Unicode is a table of thousands to millions of foreign characters that are not represented by ASCII. Since ASCII can’t represent characters in all languages, Unicode is used to identify these characters.

Unicode uses UTF which stands for 'Unicode Transformation Format'. Each character has a unique number assigned to it to make identifiable to the computer. For an example... The number 65493 is the decimal that translates to: ￕ .

Unicode its self is not a type of representation but a character set. Unicode uses many different encoding schemes/methods called UTF's. One UTF is UTF-8 which uses either 1,2,3 or 4 bytes to represent a character and is flexible. It is also the most popular UTF encoding system used.

UTF-8 is a variable length encoding scheme for Unicode. The larger the number that the character is represented by the more bits that it needs to represent the character. I used an interactive on the computer science field guide to turn a Japanese character in to its number its represented by and what it would be in UTF-8…

As you can see at the beginning of the binary number above it has 3 ones and a 0 before the rest of the binary number. UTF-8 does this so we know it uses three bits of 8 to represent the character, the other two sets of 8 have a '10' before the code so we know that it follows the first set of 8.

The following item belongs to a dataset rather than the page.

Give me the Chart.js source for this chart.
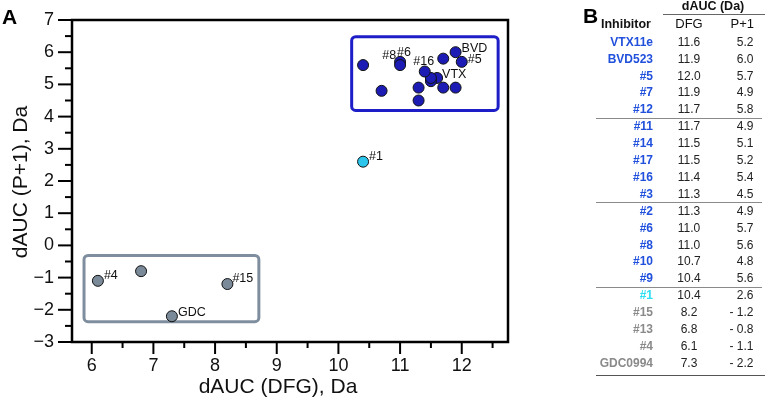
<!DOCTYPE html>
<html lang="en">
<head>
  <meta charset="UTF-8" />
  <title>dAUC DFG vs P+1</title>
  <script src="https://cdn.jsdelivr.net/npm/chart.js"></script>
  <style>
    body {
      margin: 0;
      background: #fff;
      font-family: "Liberation Sans", Arial, sans-serif;
    }
    #wrap {
      position: relative;
      width: 765px;
      height: 401px;
      overflow: hidden;
    }
    canvas {
      position: absolute;
      left: 0;
      top: 0;
    }
    .panel {
      position: absolute;
      font-weight: bold;
      font-size: 21px;
      line-height: 21px;
    }
    .axtitle {
      position: absolute;
      font-size: 21px;
      white-space: nowrap;
      color: #111;
    }
    .cell {
      position: absolute;
      white-space: nowrap;
      font-size: 12px;
      line-height: 14px;
      color: #222;
    }
    .head {
      font-weight: bold;
      font-size: 12.5px;
      color: #111;
    }
    .rule {
      position: absolute;
      height: 0;
    }
  </style>
</head>
<body>
<div id="wrap">
  <canvas id="chart" width="765" height="401"></canvas>
  <div class="panel" style="left:2px; top:6px;">A</div>
  <div class="panel" style="left:583px; top:5px;">B</div>
  <div class="axtitle" style="left:278px; top:386px; transform:translate(-50%,-50%);">dAUC (DFG), Da</div>
  <div class="axtitle" style="left:20px; top:182px; transform:translate(-50%,-50%) rotate(-90deg);">dAUC (P+1), Da</div>
  <div id="table"></div>
</div>

<script>
  // data (same values as the scatter in panel A)
  const inhibitors = ['VTX11e', 'BVD523', '#5', '#7', '#12', '#11', '#14', '#17', '#16', '#3',
                      '#2', '#6', '#8', '#10', '#9', '#1', '#15', '#13', '#4', 'GDC0994'];
  const dfgValues = [11.6, 11.9, 12.0, 11.9, 11.7, 11.7, 11.5, 11.5, 11.4, 11.3,
                     11.3, 11.0, 11.0, 10.7, 10.4, 10.4, 8.2, 6.8, 6.1, 7.3];
  const p1Values = [5.2, 6.0, 5.7, 4.9, 5.8, 4.9, 5.1, 5.2, 5.4, 4.5,
                    4.9, 5.7, 5.6, 4.8, 5.6, 2.6, -1.2, -0.8, -1.1, -2.2];
  const groups = ['blue', 'blue', 'blue', 'blue', 'blue', 'blue', 'blue', 'blue', 'blue', 'blue',
                  'blue', 'blue', 'blue', 'blue', 'blue', 'cyan', 'gray', 'gray', 'gray', 'gray'];
  const pointNames = { 'VTX11e': 'VTX', 'BVD523': 'BVD', '#5': '#5', '#16': '#16', '#8': '#8',
                       '#6': '#6', '#1': '#1', '#15': '#15', '#4': '#4', 'GDC0994': 'GDC' };
  const xTickLabels = [6, 7, 8, 9, 10, 11, 12];
  const yTickLabels = [-3, -2, -1, 0, 1, 2, 3, 4, 5, 6, 7];
  // grouping rectangles in data units: [xMin, xMax, yMin, yMax]
  const blueBox = [10.215, 12.59, 4.19, 6.48];
  const grayBox = [5.875, 8.71, -2.37, -0.31];

  const fills = { blue: '#1c1cb4', cyan: '#2cc6ec', gray: '#7b8a99' };
  const nameColors = { blue: '#2050dc', cyan: '#2ee0f2', gray: '#8a8a8a' };

  // label placement: [dx, dy, align]
  const labelOffsets = {
    'VTX': [5, -3, 'left'], 'BVD': [6, -4, 'left'], '#5': [6, -2, 'left'],
    '#16': [-1, -10, 'center'], '#8': [-4, -10, 'right'], '#6': [-3, -9, 'left'],
    '#1': [6, -5, 'left'], '#15': [5, -5, 'left'], '#4': [6, -5, 'left'], 'GDC': [6, -4, 'left']
  };

  function makeSet(g) {
    const pts = [];
    inhibitors.forEach(function (name, i) {
      if (groups[i] === g) pts.push({ x: dfgValues[i], y: p1Values[i], name: name });
    });
    return {
      label: g,
      data: pts,
      backgroundColor: fills[g],
      borderColor: '#111',
      borderWidth: 1,
      pointRadius: 5.5,
      pointHoverRadius: 5.5
    };
  }

  function roundBox(ctx, x1, y1, x2, y2, r) {
    ctx.beginPath();
    ctx.moveTo(x1 + r, y1);
    ctx.lineTo(x2 - r, y1);
    ctx.arcTo(x2, y1, x2, y1 + r, r);
    ctx.lineTo(x2, y2 - r);
    ctx.arcTo(x2, y2, x2 - r, y2, r);
    ctx.lineTo(x1 + r, y2);
    ctx.arcTo(x1, y2, x1, y2 - r, r);
    ctx.lineTo(x1, y1 + r);
    ctx.arcTo(x1, y1, x1 + r, y1, r);
    ctx.closePath();
  }

  const extras = {
    id: 'extras',
    beforeDatasetsDraw(chart) {
      const ctx = chart.ctx, xs = chart.scales.x, ys = chart.scales.y;
      [[blueBox, '#1e1ec8'], [grayBox, '#7f8e9e']].forEach(function (b) {
        const box = b[0];
        ctx.save();
        ctx.strokeStyle = b[1];
        ctx.lineWidth = 3;
        roundBox(ctx, xs.getPixelForValue(box[0]), ys.getPixelForValue(box[3]),
                 xs.getPixelForValue(box[1]), ys.getPixelForValue(box[2]), 4);
        ctx.stroke();
        ctx.restore();
      });
    },
    afterDraw(chart) {
      const ctx = chart.ctx, a = chart.chartArea;
      const xs = chart.scales.x, ys = chart.scales.y;
      ctx.save();
      // frame
      ctx.strokeStyle = '#000';
      ctx.lineWidth = 2.5;
      ctx.strokeRect(a.left, a.top, a.right - a.left, a.bottom - a.top);
      // tick marks
      ctx.lineWidth = 2;
      xs.ticks.forEach(function (t) {
        const px = xs.getPixelForValue(t.value);
        const len = Number.isInteger(t.value) ? 12 : 6;
        ctx.beginPath();
        ctx.moveTo(px, a.bottom);
        ctx.lineTo(px, a.bottom + len);
        ctx.stroke();
      });
      ys.ticks.forEach(function (t) {
        const py = ys.getPixelForValue(t.value);
        const len = Number.isInteger(t.value) ? 14 : 7;
        ctx.beginPath();
        ctx.moveTo(a.left, py);
        ctx.lineTo(a.left - len, py);
        ctx.stroke();
      });
      // point labels
      ctx.font = '12.5px "Liberation Sans", Arial, sans-serif';
      ctx.fillStyle = '#111';
      ctx.textBaseline = 'middle';
      chart.data.datasets.forEach(function (ds) {
        ds.data.forEach(function (p) {
          const text = pointNames[p.name];
          if (!text) return;
          const off = labelOffsets[text];
          ctx.textAlign = off[2];
          ctx.fillText(text, xs.getPixelForValue(p.x) + off[0], ys.getPixelForValue(p.y) + off[1]);
        });
      });
      ctx.restore();
    }
  };

  const tickFont = { family: '"Liberation Sans", Arial, sans-serif', size: 18 };

  new Chart(document.getElementById('chart'), {
    type: 'scatter',
    data: { datasets: [makeSet('gray'), makeSet('cyan'), makeSet('blue')] },
    options: {
      responsive: false,
      animation: false,
      layout: { autoPadding: false, padding: { left: 0, top: 20, right: 257, bottom: 0 } },
      plugins: { legend: { display: false }, tooltip: { enabled: false } },
      scales: {
        x: {
          type: 'linear',
          min: 5.68,
          max: 12.75,
          grid: { display: false, drawTicks: false },
          border: { display: false },
          ticks: {
            stepSize: 0.5,
            includeBounds: false,
            autoSkip: false,
            maxRotation: 0,
            padding: 13,
            color: '#111',
            font: tickFont,
            callback: function (v) { return xTickLabels.includes(v) ? String(v) : ''; }
          },
          afterFit: function (s) { s.height = 59; s.paddingLeft = 0; s.paddingRight = 0; }
        },
        y: {
          type: 'linear',
          min: -3,
          max: 7,
          grid: { display: false, drawTicks: false },
          border: { display: false },
          ticks: {
            stepSize: 0.5,
            autoSkip: false,
            padding: 18,
            color: '#111',
            font: tickFont,
            callback: function (v) {
              if (!yTickLabels.includes(v)) return '';
              return v < 0 ? '\u2212' + Math.abs(v) : String(v);
            }
          },
          afterFit: function (s) { s.width = 72; s.paddingTop = 0; s.paddingBottom = 0; }
        }
      }
    },
    plugins: [extras]
  });

  // table, panel B
  const table = document.getElementById('table');
  function cell(text, css, cls) {
    const d = document.createElement('div');
    d.className = 'cell' + (cls ? ' ' + cls : '');
    d.textContent = text;
    d.style.cssText = css;
    table.appendChild(d);
    return d;
  }
  function rule(y, x1, x2, w, color) {
    const d = document.createElement('div');
    d.className = 'rule';
    d.style.cssText = 'left:' + x1 + 'px; width:' + (x2 - x1) + 'px; top:' + y + 'px; border-top:' + w + 'px solid ' + color + ';';
    table.appendChild(d);
  }

  cell('dAUC (Da)', 'left:713px; top:6px; transform:translate(-50%,-50%);', 'head');
  rule(13.5, 663, 765, 1, '#666');
  cell('Inhibitor', 'right:114px; top:24px; transform:translateY(-50%);', 'head');
  cell('DFG', 'left:689px; top:24px; transform:translate(-50%,-50%); font-size:13px; color:#111;');
  cell('P+1', 'right:11px; top:24px; transform:translateY(-50%); font-size:13px; color:#111;');

  inhibitors.forEach(function (name, i) {
    const y = 41.7 + i * 16.9;
    const n = cell(name, 'right:112px; top:' + y + 'px; transform:translateY(-50%); font-weight:bold;');
    n.style.color = nameColors[groups[i]];
    cell(dfgValues[i].toFixed(1), 'left:689px; top:' + y + 'px; transform:translate(-50%,-50%);');
    const p = p1Values[i];
    const ptxt = p < 0 ? '- ' + Math.abs(p).toFixed(1) : p.toFixed(1);
    cell(ptxt, 'right:11.5px; top:' + y + 'px; transform:translateY(-50%);');
  });
  rule(117.5, 596, 762, 1, '#8a8a8a');
  rule(202.3, 596, 762, 1, '#8a8a8a');
  rule(287.3, 596, 762, 1, '#8a8a8a');
  rule(374.5, 596, 765, 1.5, '#555');
</script>
</body>
</html>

If the character only needed two bits of 8 to represent it, it would have only two ones at the beginning and always one 0 and one set of 8 after it with a '10' at the beginning.

For an example the character 㣳 which is a Chinese character, turns in to the number 14579 which is 00111000 11110011 in binary code. Since its 16 bits long it will probably need a three byte pattern, which is three groups of 8 when you add the 1's and 0's needed to use UTF-8. You can use the template below to find out how the symbol is represented, and in this case, it is, 11100011 10100011 10110011 in UTF-8.